Set at the tail end of the '60s, SAMMY & JULIANA IN HOLLYWOOD trades the superficial nostalgia and false romanticism of other tales about that summer of love for the livid honesty of emotion. A close friend gets drafted. Another overdoses. Gigi, a spunky Chicana, runs for class president, and later organizes a protest against the school's dress code. Mrs. Apodaca, Sammy's neighbor, cares for her ailing husband and practices her own form of tough love, until she becomes the one in need.
"Things never end the way you expect them to," Sammy says of his path in life. We make plans, our plans change, and we're left to pick up the pieces. Throughout it all, Sammy struggles with letting go. At times he loses himself in the moment, observing but not interacting, while at other times he becomes swept up in events larger than himself, an active participant in an inevitable tidal wave of change.
SAMMY & JULIANA is about finding resolution to those difficult transitions in life: Your first love. Moving. Graduation. Heartbreak. Death. Sometimes their impact comes immediately, other times their full weight sets in days, months, years after the fact. Despite Sammy's best efforts to resist, he's well aware it's in vain. "The living, they forget. But that's what we do. I didn't want to forget. Didn't matter, though, what I wanted. Each day I forgot a little more."

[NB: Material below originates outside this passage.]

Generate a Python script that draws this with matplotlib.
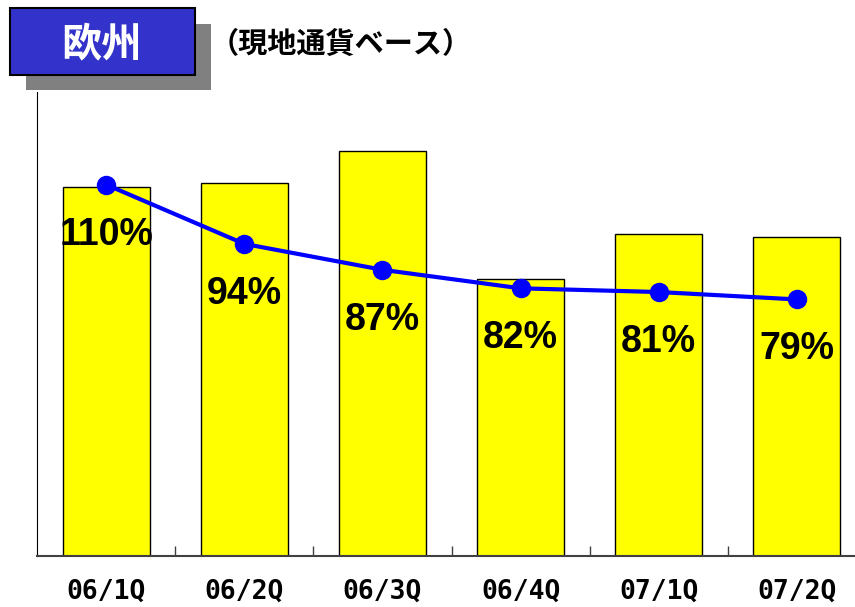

The way Sáenz writes, he captures perfectly the cadence, the nuance, of an adolescent Sammy telling the story of "the boy I was when I fell in love with a girl named Juliana," right down to the way he remembers every stolen kiss, every shared moment. In natural, lucid prose, Sáenz captures Sammy's half-formed thoughts, expressed in sentence fragments, and the confusion and uncertainty of an introspective, introverted boy on his path towards becoming a man. Sáenz' has an ear for dialogue, not just the idiosyncratic phrases and expressions that characterize the residents of Hollywood, but also the way that Sammy narrates his tale, in a poetic, lyrical manner that begs to be read out loud and shared with others, placed in the hands of anyone who's ever struggled with the confusion, loss, and contradictions that come with saying goodbye.